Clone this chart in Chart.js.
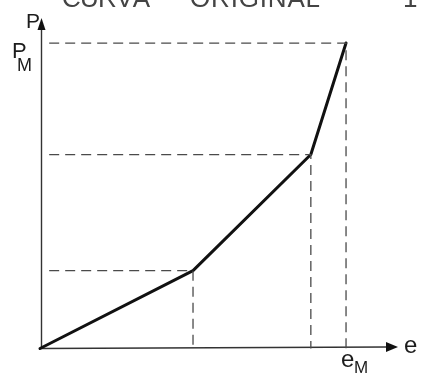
<!DOCTYPE html>
<html>
<head>
<meta charset="utf-8">
<script src="https://cdn.jsdelivr.net/npm/chart.js@4"></script>
<style>
  html, body { margin: 0; padding: 0; background: #fff; }
  #wrap { width: 425px; height: 378px; }
</style>
</head>
<body>
<div id="wrap"><canvas id="c" width="425" height="378"></canvas></div>
<script>
// Piecewise-linear load/strain curve, normalised so that e_M = 1 and p_M = 1
const strain = [0, 0.5, 0.885, 1];
const load = [0, 0.255, 0.635, 1];

// Axis extents (beyond the maximum point, up to the arrow tips)
const strainAxisMax = 1.16;
const loadAxisMax = 1.082;

// Text
const titleWords = ["CURVA", "ORIGINAL"];
const pageMark = "1";
const xAxisName = "e";
const yAxisName = "P";
const maxSubscript = "M";

const FONT = "'Liberation Sans', Arial, sans-serif";
const INK = "#1c1c1c";
const GUIDE = "#4a4a4a";

// Dashed reference lines from each breakpoint to both axes
const guideStart = 0.03;
const guideSets = [];
for (let i = 1; i < strain.length; i++) {
  guideSets.push({
    data: [
      { x: guideStart, y: load[i] },
      { x: strain[i], y: load[i] },
      { x: strain[i], y: 0 }
    ],
    showLine: true,
    borderColor: GUIDE,
    borderWidth: 1.3,
    borderDash: [10, 6],
    pointRadius: 0,
    fill: false,
    clip: false
  });
}

const curve = {
  data: strain.map((e, i) => ({ x: e, y: load[i] })),
  showLine: true,
  borderColor: "#111",
  borderWidth: 3,
  borderJoinStyle: "round",
  borderCapStyle: "round",
  pointRadius: 0,
  fill: false,
  clip: false
};

function fitWord(ctx, word, left, right, baseline) {
  // spread the letters of a word evenly between two x positions
  const chars = word.split("");
  const widths = chars.map(ch => ctx.measureText(ch).width);
  const total = widths.reduce((a, b) => a + b, 0);
  const gap = chars.length > 1 ? ((right - left) - total) / (chars.length - 1) : 0;
  let x = left;
  chars.forEach((ch, i) => {
    ctx.fillText(ch, x, baseline);
    x += widths[i] + gap;
  });
}

const axesPlugin = {
  id: "arrowAxes",
  beforeDatasetsDraw(chart) {
    const { ctx, scales } = chart;
    const x0 = scales.x.getPixelForValue(0);
    const y0 = scales.y.getPixelForValue(0);
    const xEnd = scales.x.getPixelForValue(strainAxisMax);
    const yEnd = scales.y.getPixelForValue(loadAxisMax);
    ctx.save();
    ctx.strokeStyle = "#333";
    ctx.lineWidth = 1.4;
    ctx.beginPath();
    ctx.moveTo(x0 + 1.5, y0);
    ctx.lineTo(x0 + 1.5, yEnd + 8);
    ctx.moveTo(x0, y0);
    ctx.lineTo(xEnd - 8, y0 - 1.5);
    ctx.stroke();
    ctx.fillStyle = "#111";
    // y arrow head
    ctx.beginPath();
    ctx.moveTo(x0 + 1.5, yEnd);
    ctx.lineTo(x0 - 2.5, yEnd + 12);
    ctx.lineTo(x0 + 5.5, yEnd + 12);
    ctx.closePath();
    ctx.fill();
    // x arrow head
    ctx.beginPath();
    ctx.moveTo(xEnd + 3, y0 - 1.5);
    ctx.lineTo(xEnd - 9, y0 - 6.5);
    ctx.lineTo(xEnd - 9, y0 + 3.5);
    ctx.closePath();
    ctx.fill();
    ctx.restore();
  },
  afterDraw(chart) {
    const { ctx, scales } = chart;
    const x0 = scales.x.getPixelForValue(0);
    const y0 = scales.y.getPixelForValue(0);
    const xEnd = scales.x.getPixelForValue(strainAxisMax);
    const yEnd = scales.y.getPixelForValue(loadAxisMax);
    const xM = scales.x.getPixelForValue(strain[strain.length - 1]);
    const yM = scales.y.getPixelForValue(load[load.length - 1]);
    ctx.save();
    ctx.textBaseline = "alphabetic";
    ctx.textAlign = "left";

    // title, partly above the top edge
    ctx.fillStyle = "#444";
    ctx.font = "26px " + FONT;
    fitWord(ctx, titleWords[0], 62, 150, 7);
    fitWord(ctx, titleWords[1], 190, 320, 7);
    ctx.fillText(pageMark, 403, 7);

    ctx.fillStyle = INK;
    // axis names
    ctx.font = "21px " + FONT;
    ctx.fillText(yAxisName, x0 - 14, yEnd + 10);
    ctx.font = "24px " + FONT;
    ctx.fillText(xAxisName, xEnd + 9, y0 + 4);

    // maximum labels
    ctx.font = "22px " + FONT;
    ctx.fillText(yAxisName, x0 - 28, yM + 15);
    ctx.font = "18px " + FONT;
    ctx.fillText(maxSubscript, x0 - 23, yM + 28);
    ctx.font = "24px " + FONT;
    ctx.fillText(xAxisName, xM - 5, y0 + 18);
    ctx.font = "17px " + FONT;
    ctx.fillText(maxSubscript, xM + 8, y0 + 24);
    ctx.restore();
  }
};

const whiteBg = {
  id: "whiteBg",
  beforeDraw(chart) {
    const { ctx, width, height } = chart;
    ctx.save();
    ctx.fillStyle = "#fff";
    ctx.fillRect(0, 0, width, height);
    ctx.restore();
  }
};

new Chart(document.getElementById("c"), {
  type: "scatter",
  data: { datasets: [...guideSets, curve] },
  options: {
    responsive: false,
    animation: false,
    devicePixelRatio: 1,
    layout: { padding: { left: 40, right: 30, top: 18, bottom: 29.5 } },
    plugins: { legend: { display: false }, tooltip: { enabled: false }, title: { display: false } },
    scales: {
      x: { type: "linear", min: 0, max: strainAxisMax, display: false },
      y: { type: "linear", min: 0, max: loadAxisMax, display: false }
    }
  },
  plugins: [whiteBg, axesPlugin]
});
</script>
</body>
</html>
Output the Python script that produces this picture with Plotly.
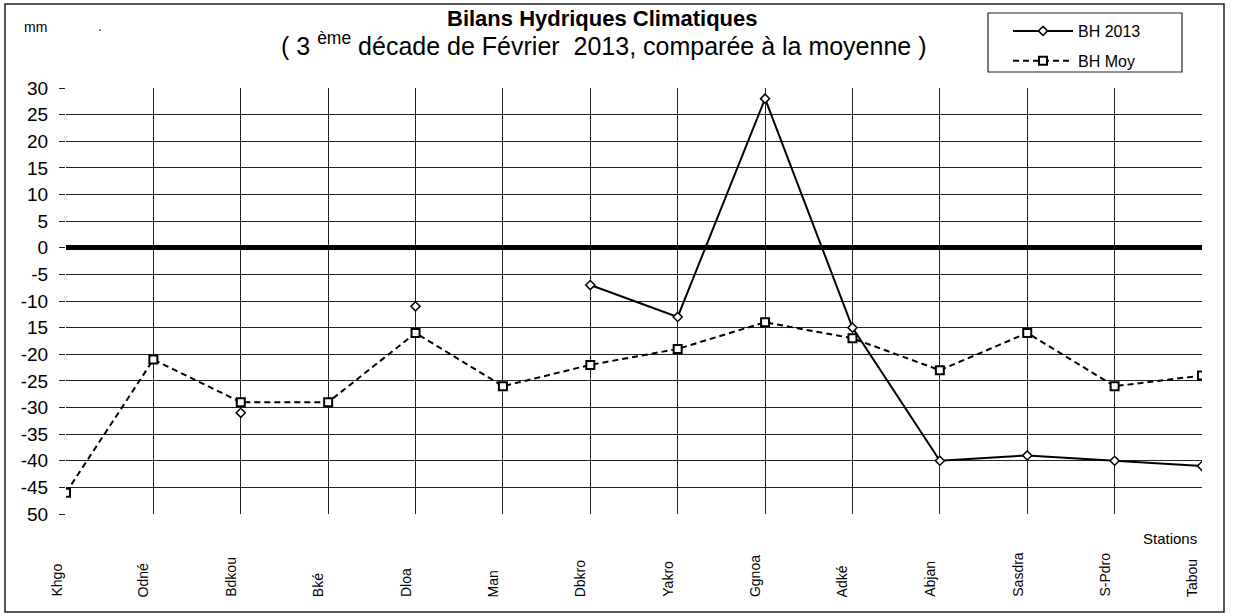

● WHAT YOU WILL DO
Say how many lines in the listing above include "this". Give nothing but the number.

● TASK RESPONSE
2